▸ Data for this task
>> start

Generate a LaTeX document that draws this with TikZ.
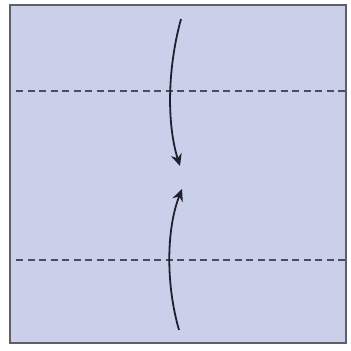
\documentclass[tikz,border=0pt]{standalone}
\usepackage{xcolor}
\usetikzlibrary{arrows.meta}
\definecolor{paper}{RGB}{203,208,234}
\definecolor{edge}{RGB}{95,95,105}
\definecolor{ink}{RGB}{30,32,45}

\begin{document}
\begin{tikzpicture}[x=1pt, y=-1pt, >={Stealth[length=12pt,width=11pt,inset=4pt]},
  valley/.style={draw=ink!80, line width=2.2pt, dash pattern=on 7pt off 4.5pt},
  foldarrow/.style={draw=ink, line width=1.8pt, ->}]
  \useasboundingbox (0,0) rectangle (351,351);
  % sheet
  \draw[edge, fill=paper, line width=1.3pt] (10,5) rectangle (346,343);
  % fold lines
  \coordinate (ua) at (16,91);
  \coordinate (ub) at (346,91);
  \coordinate (la) at (16,260);
  \coordinate (lb) at (346,260);
  \draw[valley] (ua) -- (ub);
  \draw[valley] (la) -- (lb);
  % arrows to the middle
  \coordinate (topstart) at (181,19);
  \coordinate (topend) at (180,166);
  \coordinate (botstart) at (179,330);
  \coordinate (botend) at (182,189);
  \draw[foldarrow] (topstart) .. controls (167,70) and (167,125) .. (topend);
  \draw[foldarrow] (botstart) .. controls (166,285) and (166,230) .. (botend);
\end{tikzpicture}
\end{document}
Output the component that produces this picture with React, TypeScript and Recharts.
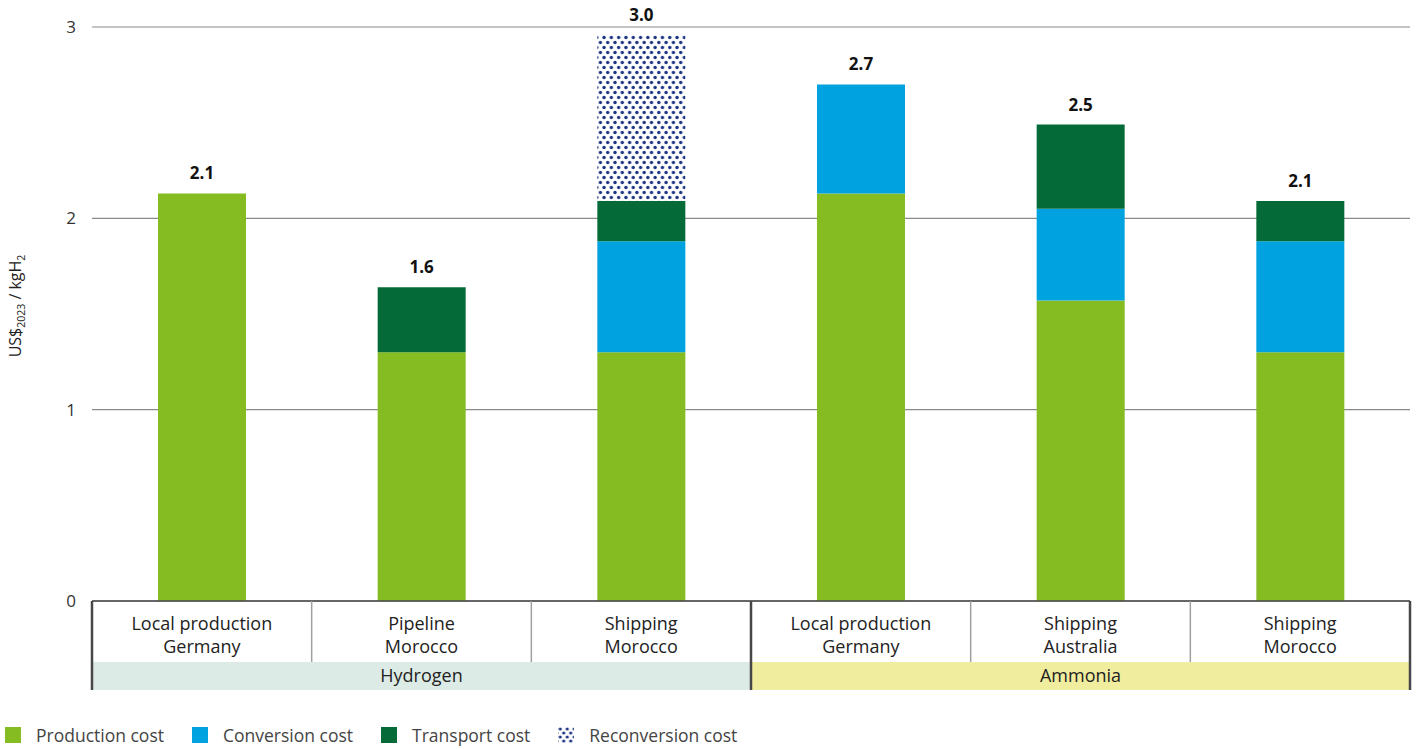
import React from "react";
import {
  BarChart,
  Bar,
  XAxis,
  YAxis,
  CartesianGrid,
  Legend,
  LabelList,
} from "recharts";

const routes = ["Local production", "Pipeline", "Shipping", "Local production", "Shipping", "Shipping"];
const origins = ["Germany", "Morocco", "Morocco", "Germany", "Australia", "Morocco"];
const carriers = ["Hydrogen", "Hydrogen", "Hydrogen", "Ammonia", "Ammonia", "Ammonia"];

const production = [2.13, 1.3, 1.3, 2.13, 1.57, 1.3];
const conversion = [0, 0, 0.58, 0.57, 0.48, 0.58];
const transport = [0, 0.34, 0.21, 0, 0.44, 0.21];
const reconversion = [0, 0, 0.87, 0, 0, 0];

const yTicks = [0, 1, 2, 3];

const series = [
  { key: "production", name: "Production cost", color: "#84bc22" },
  { key: "conversion", name: "Conversion cost", color: "#00a3e0" },
  { key: "transport", name: "Transport cost", color: "#046a38" },
  { key: "reconversion", name: "Reconversion cost", color: "url(#dots)" },
];

const carrierFill: Record<string, string> = {
  Hydrogen: "#ddebe6",
  Ammonia: "#f0ed9f",
};

const data = routes.map((r, i) => ({
  key: `${carriers[i]}|${r}|${origins[i]}`,
  route: r,
  origin: origins[i],
  carrier: carriers[i],
  production: production[i],
  conversion: conversion[i],
  transport: transport[i],
  reconversion: reconversion[i],
  total: production[i] + conversion[i] + transport[i] + reconversion[i],
}));

const W = 1416;
const H = 749;
const M = { top: 27, right: 6, bottom: 0, left: 0 };
const Y_W = 92;
const X_H = 89;
const LEG_H = 59;
const plotW = W - M.left - M.right - Y_W;
const band = plotW / data.length;
const DARK = "#47474a";
const NAVY = "#1b3280";
const FONT = "'Open Sans', 'Noto Sans', sans-serif";

const CategoryTick = (props: any) => {
  const { x, y, index } = props;
  const d = data[index];
  if (!d) return null;
  const left = x - band / 2;
  const right = x + band / 2;
  const firstOfGroup = index === 0 || data[index - 1].carrier !== d.carrier;
  const last = index === data.length - 1;
  let span = 0;
  if (firstOfGroup) {
    for (let j = index; j < data.length && data[j].carrier === d.carrier; j++) span++;
  }
  return (
    <g>
      {firstOfGroup && (
        <g>
          <rect x={left} y={y + 61} width={band * span} height={28} fill={carrierFill[d.carrier]} />
          <text
            x={left + (band * span) / 2}
            y={y + 81}
            textAnchor="middle"
            fontSize={18}
            fill="#222"
            fontFamily={FONT}
          >
            {d.carrier}
          </text>
        </g>
      )}
      <text x={x} y={y + 29} textAnchor="middle" fontSize={18} fill="#222" fontFamily={FONT}>
        {d.route}
      </text>
      <text x={x} y={y + 52} textAnchor="middle" fontSize={18} fill="#222" fontFamily={FONT}>
        {d.origin}
      </text>
      {firstOfGroup ? (
        <line x1={left} x2={left} y1={y} y2={y + 89} stroke={DARK} strokeWidth={2.5} />
      ) : (
        <line x1={left} x2={left} y1={y} y2={y + 61} stroke="#a0a0a0" strokeWidth={1.5} />
      )}
      {last && <line x1={right} x2={right} y1={y} y2={y + 89} stroke={DARK} strokeWidth={2.5} />}
    </g>
  );
};

const TotalLabel = (props: any) => {
  const { x, y, width, value } = props;
  return (
    <text
      x={Number(x) + Number(width) / 2}
      y={Number(y) - 14}
      textAnchor="middle"
      fontSize={17}
      fontWeight={700}
      fill="#111"
      fontFamily={FONT}
    >
      {Number(value).toFixed(1)}
    </text>
  );
};

const YTitle = () => (
  <text
    transform="translate(21, 306) rotate(-90)"
    textAnchor="middle"
    fontSize={16}
    fill="#222"
    fontFamily={FONT}
  >
    US$
    <tspan fontSize={10.5} dy={4}>2023</tspan>
    <tspan dy={-4}> / kgH</tspan>
    <tspan fontSize={10.5} dy={4}>2</tspan>
  </text>
);

const LegendContent = () => (
  <div
    style={{
      height: LEG_H,
      boxSizing: "border-box",
      paddingTop: 30,
      display: "flex",
      alignItems: "center",
      fontFamily: FONT,
      fontSize: 17.5,
      color: "#444",
    }}
  >
    {series.map((s, i) => (
      <div
        key={s.key}
        style={{ display: "flex", alignItems: "center", marginLeft: i === 0 ? 5 : 0, marginRight: 28 }}
      >
        <svg width={16} height={16} style={{ marginRight: 15 }}>
          <defs>
            <pattern id="dots-legend" width={7} height={8} patternUnits="userSpaceOnUse" x={0.5} y={0}>
              <circle cx={1.75} cy={2} r={1.6} fill={NAVY} />
              <circle cx={5.25} cy={6} r={1.6} fill={NAVY} />
            </pattern>
          </defs>
          <rect width={16} height={16} fill={s.key === "reconversion" ? "url(#dots-legend)" : s.color} />
        </svg>
        <span>{s.name}</span>
      </div>
    ))}
  </div>
);

export default function App() {
  return (
    <div style={{ position: "absolute", left: 0, top: 0, background: "#fff" }}>
      <BarChart width={W} height={H} data={data} margin={M} barSize={88}>
        <defs>
          <pattern id="dots" width={7.3} height={10} patternUnits="userSpaceOnUse">
            <rect width={7.3} height={10} fill="#fff" />
            <circle cx={1.8} cy={2.5} r={1.7} fill={NAVY} />
            <circle cx={5.45} cy={7.5} r={1.7} fill={NAVY} />
          </pattern>
        </defs>
        <CartesianGrid vertical={false} stroke="#8a8a8a" strokeWidth={1.2} />
        <YAxis
          width={Y_W}
          domain={[0, 3]}
          ticks={yTicks}
          axisLine={false}
          tickLine={false}
          tickSize={0}
          tickMargin={16}
          tick={{ fontSize: 17, fill: "#333", fontFamily: FONT }}
          label={<YTitle />}
        />
        <XAxis
          dataKey="key"
          height={X_H}
          interval={0}
          tickLine={false}
          tickSize={0}
          tickMargin={0}
          axisLine={{ stroke: DARK, strokeWidth: 1.5 }}
          tick={<CategoryTick />}
        />
        <XAxis xAxisId="total" dataKey="key" hide />
        <Legend verticalAlign="bottom" align="left" content={<LegendContent />} />
        {series.map((s) => (
          <Bar
            key={s.key}
            dataKey={s.key}
            name={s.name}
            stackId="cost"
            fill={s.color}
            isAnimationActive={false}
          />
        ))}
        <Bar
          dataKey="total"
          xAxisId="total"
          fill="none"
          legendType="none"
          isAnimationActive={false}
        >
          <LabelList dataKey="total" content={<TotalLabel />} />
        </Bar>
      </BarChart>
    </div>
  );
}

>> end

▸ What is being asked
Leave out the pictures, then repeat the listing above exactly from its first line to the line with "const yTicks = [0, 1, 2, 3];", inclusive.

▸ Exercise result
Generate a LaTeX document that draws this with TikZ.
\documentclass[tikz,border=0pt]{standalone}
\usepackage{xcolor}
\usetikzlibrary{arrows.meta}
\definecolor{paper}{RGB}{203,208,234}
\definecolor{edge}{RGB}{95,95,105}
\definecolor{ink}{RGB}{30,32,45}

\begin{document}
\begin{tikzpicture}[x=1pt, y=-1pt, >={Stealth[length=12pt,width=11pt,inset=4pt]},
  valley/.style={draw=ink!80, line width=2.2pt, dash pattern=on 7pt off 4.5pt},
  foldarrow/.style={draw=ink, line width=1.8pt, ->}]
  \useasboundingbox (0,0) rectangle (351,351);
  % sheet
  \draw[edge, fill=paper, line width=1.3pt] (10,5) rectangle (346,343);
  % fold lines
  \coordinate (ua) at (16,91);
  \coordinate (ub) at (346,91);
  \coordinate (la) at (16,260);
  \coordinate (lb) at (346,260);
  \draw[valley] (ua) -- (ub);
  \draw[valley] (la) -- (lb);
  % arrows to the middle
  \coordinate (topstart) at (181,19);
  \coordinate (topend) at (180,166);
  \coordinate (botstart) at (179,330);
  \coordinate (botend) at (182,189);
  \draw[foldarrow] (topstart) .. controls (167,70) and (167,125) .. (topend);
  \draw[foldarrow] (botstart) .. controls (166,285) and (166,230) .. (botend);
\end{tikzpicture}
\end{document}
Output the component that produces this picture with React, TypeScript and Recharts.
import React from "react";
import {
  BarChart,
  Bar,
  XAxis,
  YAxis,
  CartesianGrid,
  Legend,
  LabelList,
} from "recharts";

const routes = ["Local production", "Pipeline", "Shipping", "Local production", "Shipping", "Shipping"];
const origins = ["Germany", "Morocco", "Morocco", "Germany", "Australia", "Morocco"];
const carriers = ["Hydrogen", "Hydrogen", "Hydrogen", "Ammonia", "Ammonia", "Ammonia"];

const production = [2.13, 1.3, 1.3, 2.13, 1.57, 1.3];
const conversion = [0, 0, 0.58, 0.57, 0.48, 0.58];
const transport = [0, 0.34, 0.21, 0, 0.44, 0.21];
const reconversion = [0, 0, 0.87, 0, 0, 0];

const yTicks = [0, 1, 2, 3];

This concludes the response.